_Material_
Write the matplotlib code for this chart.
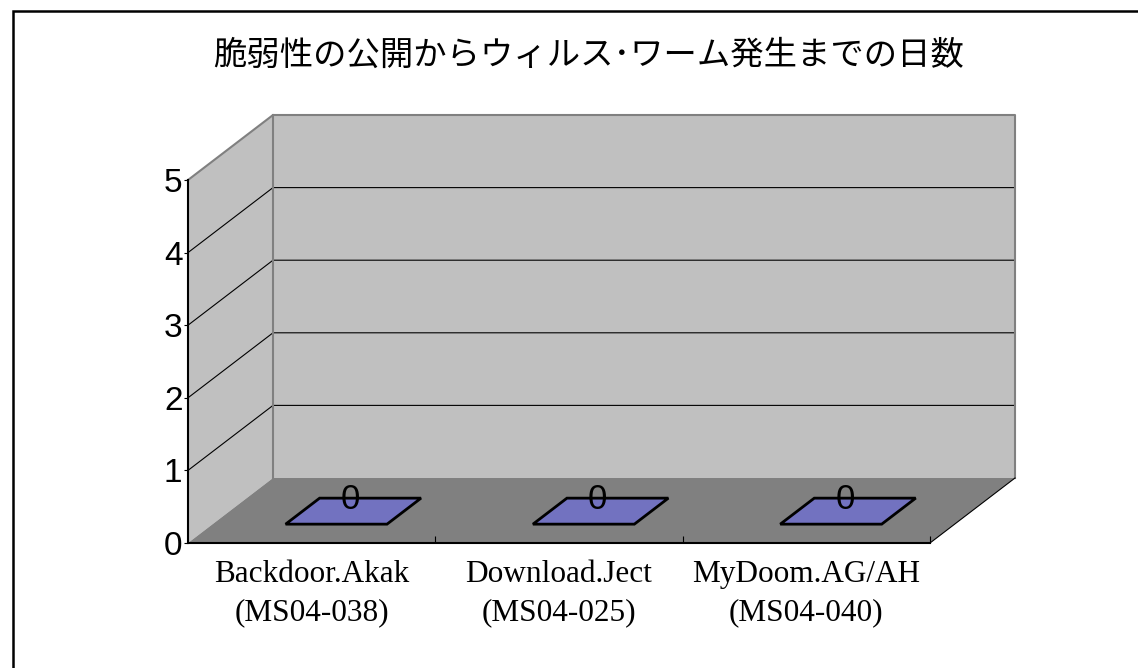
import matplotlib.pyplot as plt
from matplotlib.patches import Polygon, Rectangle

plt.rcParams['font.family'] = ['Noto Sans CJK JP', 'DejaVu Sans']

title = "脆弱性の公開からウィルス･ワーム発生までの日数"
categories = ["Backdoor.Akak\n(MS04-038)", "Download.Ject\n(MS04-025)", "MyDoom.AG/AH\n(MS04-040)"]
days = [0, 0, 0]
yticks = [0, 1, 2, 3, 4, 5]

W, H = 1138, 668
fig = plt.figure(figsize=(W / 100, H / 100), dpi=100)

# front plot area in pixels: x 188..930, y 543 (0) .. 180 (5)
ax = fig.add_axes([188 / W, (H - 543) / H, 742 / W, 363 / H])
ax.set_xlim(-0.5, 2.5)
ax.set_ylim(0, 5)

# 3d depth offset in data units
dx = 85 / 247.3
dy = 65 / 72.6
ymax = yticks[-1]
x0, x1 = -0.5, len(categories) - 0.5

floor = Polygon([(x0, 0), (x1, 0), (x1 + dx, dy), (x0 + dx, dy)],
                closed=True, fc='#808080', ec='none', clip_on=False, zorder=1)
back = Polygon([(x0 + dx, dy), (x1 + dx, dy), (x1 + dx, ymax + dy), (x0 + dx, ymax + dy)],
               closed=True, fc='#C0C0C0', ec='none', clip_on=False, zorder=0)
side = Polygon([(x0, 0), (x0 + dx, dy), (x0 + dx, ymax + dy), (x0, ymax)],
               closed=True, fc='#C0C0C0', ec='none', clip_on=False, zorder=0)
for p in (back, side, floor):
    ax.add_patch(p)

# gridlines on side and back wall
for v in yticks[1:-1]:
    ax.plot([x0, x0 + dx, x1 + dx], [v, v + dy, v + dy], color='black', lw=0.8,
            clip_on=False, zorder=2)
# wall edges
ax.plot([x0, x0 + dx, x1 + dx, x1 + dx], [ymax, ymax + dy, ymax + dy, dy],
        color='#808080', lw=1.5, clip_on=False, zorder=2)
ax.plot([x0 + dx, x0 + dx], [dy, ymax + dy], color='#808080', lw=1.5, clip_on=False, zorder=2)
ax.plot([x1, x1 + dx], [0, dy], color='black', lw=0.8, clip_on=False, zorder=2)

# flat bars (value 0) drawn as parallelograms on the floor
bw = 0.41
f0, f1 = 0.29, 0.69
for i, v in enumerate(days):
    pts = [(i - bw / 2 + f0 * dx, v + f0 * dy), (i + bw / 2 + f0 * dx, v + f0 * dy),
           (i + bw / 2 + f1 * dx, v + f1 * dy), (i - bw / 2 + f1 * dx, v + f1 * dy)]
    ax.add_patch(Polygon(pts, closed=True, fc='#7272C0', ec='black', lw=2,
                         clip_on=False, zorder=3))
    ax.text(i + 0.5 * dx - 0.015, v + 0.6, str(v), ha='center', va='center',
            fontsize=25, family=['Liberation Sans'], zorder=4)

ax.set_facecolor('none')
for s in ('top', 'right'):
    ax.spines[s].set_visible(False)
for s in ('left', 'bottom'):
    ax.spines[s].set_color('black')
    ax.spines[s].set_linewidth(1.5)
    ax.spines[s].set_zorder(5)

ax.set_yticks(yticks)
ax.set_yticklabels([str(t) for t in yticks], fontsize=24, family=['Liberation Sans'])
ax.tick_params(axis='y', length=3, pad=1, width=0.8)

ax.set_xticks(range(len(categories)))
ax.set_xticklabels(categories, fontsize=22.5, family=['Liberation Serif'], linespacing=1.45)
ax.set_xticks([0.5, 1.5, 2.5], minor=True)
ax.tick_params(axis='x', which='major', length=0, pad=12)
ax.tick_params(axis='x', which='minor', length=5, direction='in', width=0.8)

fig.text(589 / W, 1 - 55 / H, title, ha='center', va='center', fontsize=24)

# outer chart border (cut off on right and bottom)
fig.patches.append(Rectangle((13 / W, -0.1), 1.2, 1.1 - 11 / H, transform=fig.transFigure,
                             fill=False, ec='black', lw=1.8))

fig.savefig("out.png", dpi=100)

_Stated goal_
Track down all lines above with the string "chart" and copy them.

_Final result_
Write the matplotlib code for this chart.
# outer chart border (cut off on right and bottom)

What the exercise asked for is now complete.